De natuur heeft zo een hele toolbox om te overleven bij weinig voedingsstoffen. Maar deze trukendoos eist zijn tol wanneer door bemesting meer voeding in de bodem komt. Onderzoek toont aan dat de meeste wilde plantensoorten bij bemesting wel wat sneller kunnen groeien en dus wat forser worden, maar toch niet op kunnen tegen andere soorten (meestal grasachtigen) die dan nog sneller kunnen groeien. Deze laatste soorten kunnen niet overleven wanneer er voedselschaarste is, maar zijn de winnaars wanneer er overmaat is. Ze produceren zoveel biomassa en daardoor ook zo veel schaduw waardoor andere soorten niet meer voldoende licht krijgen om te overleven. Zo concurreren ze andere soorten weg. Wat bij voedselschaarste een strijd was voor nutriënten, wordt bij voedselovermaat een strijd voor licht. En de snelle groeiers winnen.

En dat is precies ook wat er gebeurt als je bijvoorbeeld een bloemenweide in je tuin bemest. Snelgroeiende grassoorten zullen sneller groeien en forser worden dan de kruiden, waardoor het aantal plantensoorten vermindert en de bloemrijke bloemenweide verandert in een minder biodiverse grasweide.

In Vlaanderen hangen er bovendien veel stikstofgassen in de lucht, uitgestoten door voornamelijk landbouw, maar ook door het verkeer en de industrie. En dit stikstof komt (deels) in de natuur terecht. In ons artikel ‘Van waar komt toch al dat stikstof?‘ leggen we uit hoe dat werkt.

De schade van stikstof aan de natuur is niet voor iedereen goed zichtbaar. Maar als je kijkt naar dagvlinders zie je duidelijk negatieve effecten. Sinds 1992 zijn de aantallen dagvlinders, over alle soorten gerekend, met de helft afgenomen. Stikstoftolerante soorten doen het goed, stikstofgevoelige soorten doen het bijzonder slecht.

Michiel Wallis de Vries - De vlinderstichting Nederland

De hoge input van stikstof in natuurgebieden heeft niet enkel voor plantensoorten gevolgen. Ook de diersoorten die afhankelijk zijn van deze planten, bijvoorbeeld als waardplant of als voedselplant, krijgen het moeilijk. In ons artikel over waardplanten lees je hier meer over.
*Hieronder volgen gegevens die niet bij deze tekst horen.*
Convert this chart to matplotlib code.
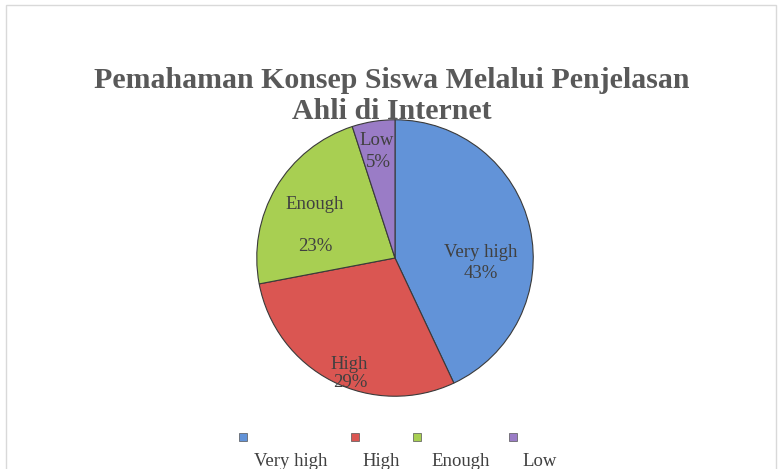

Verdwijnen waardplanten door te veel stikstof, dan verdwijnen ook de vlindersoorten die afhankelijk zijn van deze planten. De Nederlandse Vlinderstichting volgt al jaren de effecten op van stikstof op vlinders. De stikstofgevoelige soorten doen het bijzonder slecht: meer dan de helft van de soorten neemt in aantal af. Het zijn vooral vlindersoorten van voedselarme tot matig voedselrijke biotopen die het erg slecht doen. In dit artikeltje lees je er meer over.

Deze prachtige Grote parelmoervlinder is uitgestorven in Vlaanderen. De soort leeft biotopen die in Vlaanderen erg zeldzaam geworden zijn, zoals droge heischrale graslanden, blauwgraslanden en kalkgraslanden. De restanten van deze biotopen hebben te lijden van hoge input van stiksot. Foto Jeroen Mentens via VILDA

Te veel stikstof zorgt niet enkel voor vermesting, maar ook voor verzuring van de bodem. Dat legt nog meer druk op planten- en diersoorten. Wat in te zure bodems komt aluminium vrij, dat toxisch is voor een heel pallet aan organismen. Lees er meer over in ons artikeltje over bodemverzuring.